>> BEGIN

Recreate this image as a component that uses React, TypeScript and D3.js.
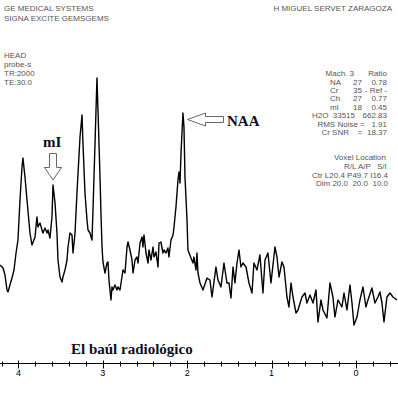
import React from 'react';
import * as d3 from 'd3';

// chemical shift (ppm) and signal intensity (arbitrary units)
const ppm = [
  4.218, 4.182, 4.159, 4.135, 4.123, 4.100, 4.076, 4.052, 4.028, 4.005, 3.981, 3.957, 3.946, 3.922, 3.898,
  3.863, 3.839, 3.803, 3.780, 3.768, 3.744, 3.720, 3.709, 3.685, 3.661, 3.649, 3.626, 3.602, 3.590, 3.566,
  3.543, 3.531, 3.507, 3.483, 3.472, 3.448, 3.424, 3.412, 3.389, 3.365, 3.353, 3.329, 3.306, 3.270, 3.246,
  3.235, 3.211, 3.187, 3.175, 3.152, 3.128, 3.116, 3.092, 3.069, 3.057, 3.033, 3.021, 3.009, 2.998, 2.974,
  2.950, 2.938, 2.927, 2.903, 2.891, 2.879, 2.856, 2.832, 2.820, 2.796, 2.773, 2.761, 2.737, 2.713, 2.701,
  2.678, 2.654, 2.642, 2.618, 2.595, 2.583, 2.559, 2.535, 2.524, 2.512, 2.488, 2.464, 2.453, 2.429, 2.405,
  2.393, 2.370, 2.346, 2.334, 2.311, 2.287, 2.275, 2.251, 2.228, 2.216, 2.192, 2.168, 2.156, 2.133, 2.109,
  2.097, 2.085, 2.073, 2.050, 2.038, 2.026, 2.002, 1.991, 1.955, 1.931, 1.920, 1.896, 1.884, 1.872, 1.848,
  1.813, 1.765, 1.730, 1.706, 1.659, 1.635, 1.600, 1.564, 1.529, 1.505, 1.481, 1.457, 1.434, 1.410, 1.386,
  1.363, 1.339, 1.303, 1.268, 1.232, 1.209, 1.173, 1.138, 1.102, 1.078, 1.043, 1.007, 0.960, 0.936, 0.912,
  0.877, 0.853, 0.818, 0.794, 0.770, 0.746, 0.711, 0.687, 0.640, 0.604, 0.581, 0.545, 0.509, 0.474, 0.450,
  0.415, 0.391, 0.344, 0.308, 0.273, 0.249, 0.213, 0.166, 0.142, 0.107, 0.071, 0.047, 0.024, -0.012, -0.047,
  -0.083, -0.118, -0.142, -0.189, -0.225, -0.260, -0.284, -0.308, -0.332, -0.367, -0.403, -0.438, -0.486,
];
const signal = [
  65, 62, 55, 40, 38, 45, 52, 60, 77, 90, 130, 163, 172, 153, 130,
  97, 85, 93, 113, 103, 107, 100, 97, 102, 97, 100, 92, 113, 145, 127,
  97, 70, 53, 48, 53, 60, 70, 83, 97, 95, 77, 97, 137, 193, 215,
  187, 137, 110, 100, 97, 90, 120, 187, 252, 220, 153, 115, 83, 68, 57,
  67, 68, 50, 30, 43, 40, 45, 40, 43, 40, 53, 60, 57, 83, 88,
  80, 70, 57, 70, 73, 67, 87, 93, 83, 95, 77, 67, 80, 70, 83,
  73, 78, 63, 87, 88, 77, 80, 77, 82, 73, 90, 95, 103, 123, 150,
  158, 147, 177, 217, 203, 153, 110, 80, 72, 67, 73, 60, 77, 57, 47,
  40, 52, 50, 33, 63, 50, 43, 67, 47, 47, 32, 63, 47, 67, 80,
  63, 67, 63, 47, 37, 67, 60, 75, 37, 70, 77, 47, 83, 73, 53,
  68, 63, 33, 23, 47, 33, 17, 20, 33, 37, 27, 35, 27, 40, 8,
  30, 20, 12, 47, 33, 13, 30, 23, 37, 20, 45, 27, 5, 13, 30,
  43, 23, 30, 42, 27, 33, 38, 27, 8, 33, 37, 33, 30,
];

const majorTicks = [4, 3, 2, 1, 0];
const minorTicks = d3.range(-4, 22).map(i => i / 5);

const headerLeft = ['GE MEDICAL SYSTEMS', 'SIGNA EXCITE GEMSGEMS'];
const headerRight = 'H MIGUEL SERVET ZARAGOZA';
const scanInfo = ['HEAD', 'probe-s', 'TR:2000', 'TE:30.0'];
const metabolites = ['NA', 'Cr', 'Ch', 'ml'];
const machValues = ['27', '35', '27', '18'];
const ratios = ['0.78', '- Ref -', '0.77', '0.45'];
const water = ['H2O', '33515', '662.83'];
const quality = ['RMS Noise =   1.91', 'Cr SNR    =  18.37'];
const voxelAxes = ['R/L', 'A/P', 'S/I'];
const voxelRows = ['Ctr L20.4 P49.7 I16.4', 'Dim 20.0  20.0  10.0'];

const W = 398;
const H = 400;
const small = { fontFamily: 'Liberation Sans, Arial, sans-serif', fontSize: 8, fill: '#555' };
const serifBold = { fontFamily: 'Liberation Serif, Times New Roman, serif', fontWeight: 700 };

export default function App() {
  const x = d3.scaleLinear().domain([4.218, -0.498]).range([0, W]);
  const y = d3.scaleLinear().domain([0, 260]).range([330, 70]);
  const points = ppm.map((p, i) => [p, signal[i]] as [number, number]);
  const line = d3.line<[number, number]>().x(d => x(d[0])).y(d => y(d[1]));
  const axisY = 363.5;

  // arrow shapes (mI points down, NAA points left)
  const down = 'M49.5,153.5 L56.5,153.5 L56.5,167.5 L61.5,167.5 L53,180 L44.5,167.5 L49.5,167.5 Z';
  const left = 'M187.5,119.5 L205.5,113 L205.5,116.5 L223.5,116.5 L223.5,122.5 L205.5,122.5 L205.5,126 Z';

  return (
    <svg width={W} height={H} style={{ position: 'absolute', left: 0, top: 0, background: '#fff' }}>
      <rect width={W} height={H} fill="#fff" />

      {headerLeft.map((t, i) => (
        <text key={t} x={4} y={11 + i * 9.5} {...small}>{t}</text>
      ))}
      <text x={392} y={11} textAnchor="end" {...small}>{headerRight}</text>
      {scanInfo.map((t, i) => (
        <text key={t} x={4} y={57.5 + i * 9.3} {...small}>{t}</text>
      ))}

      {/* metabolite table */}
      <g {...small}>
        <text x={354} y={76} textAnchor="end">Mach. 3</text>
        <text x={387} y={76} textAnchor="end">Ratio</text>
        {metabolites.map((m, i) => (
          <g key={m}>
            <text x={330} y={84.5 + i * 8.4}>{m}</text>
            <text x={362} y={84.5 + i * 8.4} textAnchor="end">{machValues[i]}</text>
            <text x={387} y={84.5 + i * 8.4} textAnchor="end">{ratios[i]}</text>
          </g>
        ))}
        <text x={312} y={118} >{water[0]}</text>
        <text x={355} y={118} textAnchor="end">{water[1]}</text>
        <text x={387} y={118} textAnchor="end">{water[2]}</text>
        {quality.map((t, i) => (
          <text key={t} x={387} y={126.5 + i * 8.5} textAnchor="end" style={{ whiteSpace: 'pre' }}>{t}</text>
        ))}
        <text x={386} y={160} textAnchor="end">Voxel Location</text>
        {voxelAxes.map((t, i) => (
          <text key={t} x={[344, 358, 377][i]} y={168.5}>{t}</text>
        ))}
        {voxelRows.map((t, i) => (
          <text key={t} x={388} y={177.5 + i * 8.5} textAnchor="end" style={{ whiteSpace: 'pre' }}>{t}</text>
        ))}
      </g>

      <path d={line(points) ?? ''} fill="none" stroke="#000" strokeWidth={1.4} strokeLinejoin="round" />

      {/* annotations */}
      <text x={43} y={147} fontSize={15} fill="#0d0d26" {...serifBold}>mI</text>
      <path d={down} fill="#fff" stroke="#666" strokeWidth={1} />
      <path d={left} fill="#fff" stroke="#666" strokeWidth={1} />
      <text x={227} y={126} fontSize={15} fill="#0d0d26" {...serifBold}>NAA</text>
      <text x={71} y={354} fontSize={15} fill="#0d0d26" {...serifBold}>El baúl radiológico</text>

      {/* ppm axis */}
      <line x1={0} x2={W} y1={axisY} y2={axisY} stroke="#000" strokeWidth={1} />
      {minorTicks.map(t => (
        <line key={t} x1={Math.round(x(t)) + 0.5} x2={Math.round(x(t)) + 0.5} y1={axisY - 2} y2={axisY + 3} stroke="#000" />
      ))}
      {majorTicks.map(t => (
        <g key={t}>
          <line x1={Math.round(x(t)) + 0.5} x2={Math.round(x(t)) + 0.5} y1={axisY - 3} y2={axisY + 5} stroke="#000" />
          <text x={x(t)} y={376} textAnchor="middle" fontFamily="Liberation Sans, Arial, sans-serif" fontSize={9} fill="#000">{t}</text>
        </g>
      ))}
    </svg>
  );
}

>> END

■ What to produce: Take the material above from its first line through the line holding "import * as d3 from 'd3';" and set it down exactly, without the pictures.

■ Written answer:
Recreate this image as a component that uses React, TypeScript and D3.js.
import React from 'react';
import * as d3 from 'd3';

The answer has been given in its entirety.